The worst part of it was that it didn't do any good. The water pooling in the drain was still there. Nothing had changed. We had only proven to ourselves what we already knew: we are the exception to the rule and our blockage is under the house. And for that we need a professional. So we hauled the heavy-ass machine back up the stairs, hosed it off, and took it back to the Home Depot. For the time being, we’ll take short showers and hope it doesn't rain. Oh, the joy of home ownership.

10 May 2013

Kitchen Progress Report

Two years ago, when we bought this house, we started on the kitchen as our first project. It didn't go quite as fast as anticipated. In fact, after we ripped out the dropped ceiling, painted the walls and the kitchen cabinets, and learned a valuable lesson in the process (never again will we paint cabinets!), things came to a complete standstill. We replaced the refrigerator and the dishwasher last year but that was about it.

Two weeks ago we decided it was time to finish this project. Light fixtures were swapped out, outlet covers renewed, a new stove brought in, and for the finishing touch, the floor was redone. The eighties brown polyester paint-stained carpet was ripped out and replaced with lovely old-fashioned black and white tile. It fits the house perfectly. Behold our new floor. (Please ignore the mess. Just look at the blocks, mesmerizing aren't they? And the pretty orange fridge.)



Of course there is a downside to having a nice floor, isn't there always? No longer can I just sweep crumbs and such from the counter top onto the floor and call it a day. I actually have to bring the mop out on a regular basis. A small price to pay, I say. Happy weekend!

28 April 2013

The Green House

Yesterday was the very first proper spring day up north, and our first order of business, after finally enjoying some coffee outside, was fixing the roof of the green house. Being veterans at this, we completed the task in no time, and without any arguments. Once the green house was cleaned, all 400 plants were moved from my dining room into their new home. Just a few more weeks, and we can plant them outside.
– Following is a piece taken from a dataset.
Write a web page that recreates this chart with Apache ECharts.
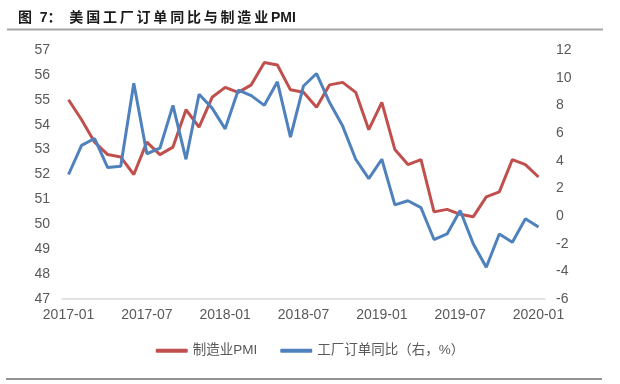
<!DOCTYPE html>
<html>
<head>
<meta charset="utf-8">
<script src="https://cdn.jsdelivr.net/npm/echarts@6/dist/echarts.min.js"></script>
<style>html,body{margin:0;padding:0;background:#fff;}#c{width:620px;height:384px;}</style>
</head>
<body>
<div id="c"></div>
<script>
var categories = ['2017-01','2017-02','2017-03','2017-04','2017-05','2017-06','2017-07','2017-08','2017-09','2017-10','2017-11','2017-12',
'2018-01','2018-02','2018-03','2018-04','2018-05','2018-06','2018-07','2018-08','2018-09','2018-10','2018-11','2018-12',
'2019-01','2019-02','2019-03','2019-04','2019-05','2019-06','2019-07','2019-08','2019-09','2019-10','2019-11','2019-12','2020-01'];
var pmi = [55.0,54.2,53.3,52.8,52.7,52.0,53.3,52.8,53.1,54.6,53.9,55.1,
55.5,55.3,55.6,56.5,56.4,55.4,55.3,54.7,55.6,55.7,55.3,53.8,
54.9,53.0,52.4,52.6,50.5,50.6,50.4,50.3,51.1,51.3,52.6,52.4,51.9];
var orders = [3.0,5.1,5.6,3.5,3.6,9.6,4.5,4.9,8.0,4.1,8.8,7.8,
6.3,9.1,8.7,8.0,9.7,5.7,9.4,10.3,8.2,6.5,4.1,2.7,
4.1,0.8,1.1,0.6,-1.7,-1.3,0.4,-2.0,-3.7,-1.3,-1.9,-0.2,-0.8];
var leftTicks = {min:47, max:57, interval:1};
var rightTicks = {min:-6, max:12, interval:2};
var titleText = '图 7：美国工厂订单同比与制造业PMI';
var legendNames = ['制造业PMI','工厂订单同比（右，%）'];

function spaced(s){
  var head = '图  7：  ';
  var rest = s.slice(4);
  var out = '';
  for (var i=0;i<rest.length;i++){
    var ch = rest[i];
    out += ch;
    var code = ch.charCodeAt(0);
    if (code > 0x2e80 && i < rest.length-1) out += '\u2009';
  }
  return head + out;
}

var chart = echarts.init(document.getElementById('c'), null, {renderer:'canvas'});
var font = '"Liberation Sans", Arial, "Noto Sans CJK SC", sans-serif';
var labelColor = '#595959';
chart.setOption({
  animation:false,
  backgroundColor:'#fff',
  title:{
    text: spaced(titleText),
    left: 13, top: 6,
    textStyle:{fontSize:14, fontWeight:'bold', color:'#1a1a1a', fontFamily:font}
  },
  graphic:[
    {type:'line', shape:{x1:7,y1:29.5,x2:603,y2:29.5}, style:{stroke:'#a6a6a6', lineWidth:2}},
    {type:'line', shape:{x1:6,y1:379,x2:602,y2:379}, style:{stroke:'#6e6e6e', lineWidth:1.5}}
  ],
  legend:{
    data: legendNames,
    top: 339, left: 'center',
    icon: 'roundRect',
    itemWidth: 32, itemHeight: 4,
    itemGap: 23,
    textStyle:{fontSize:13.5, color:labelColor, fontFamily:font}
  },
  grid:{left:62, right:75, top:50, bottom:85},
  xAxis:{
    type:'category', data:categories, boundaryGap:true,
    axisLine:{onZero:false, lineStyle:{color:'#d9d9d9', width:1.5}},
    axisTick:{interval:5, length:5, lineStyle:{color:'#d9d9d9', width:1.5}},
    axisLabel:{interval:5, color:labelColor, fontSize:14, fontFamily:font, margin:9}
  },
  yAxis:[
    {type:'value', min:leftTicks.min, max:leftTicks.max, interval:leftTicks.interval,
     axisLine:{show:false}, axisTick:{show:false}, splitLine:{show:false},
     axisLabel:{color:labelColor, fontSize:14, fontFamily:font, margin:12}},
    {type:'value', min:rightTicks.min, max:rightTicks.max, interval:rightTicks.interval,
     axisLine:{show:false}, axisTick:{show:false}, splitLine:{show:false},
     axisLabel:{color:labelColor, fontSize:14, fontFamily:font, margin:11}}
  ],
  series:[
    {name:legendNames[0], type:'line', data:pmi, yAxisIndex:0, symbol:'none',
     lineStyle:{color:'#c0504d', width:3}, itemStyle:{color:'#c0504d'}, z:2},
    {name:legendNames[1], type:'line', data:orders, yAxisIndex:1, symbol:'none',
     lineStyle:{color:'#4f81bd', width:3}, itemStyle:{color:'#4f81bd'}, z:3}
  ]
});
</script>
</body>
</html>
I promised you pictures, didn't I? I found them but then I got distracted by life. So here they are. Most are from last year when the green house was built. Some are from yesterday, to show off our ginormous tomato plants. Seriously, they are flowering already.

Our starting point:



To escape from eight little girls running around the house, it was the day of Lola’s birthday party, Ryan spent the day replacing the windows in the potting shed by bigger ones.





Next up, the roof:







So far, that was easy. And now for the fun part, putting up the acrylic plates. Gliding them into place was a major pain but we got it done and we’re still married.




And for the finishing touch, lobelia.




A few shots from inside:





That was last year. This was yesterday. The black-eyed Susans, started from seed, on their way to the green house.





Everything is back in place. And the dining room looks almost normal again.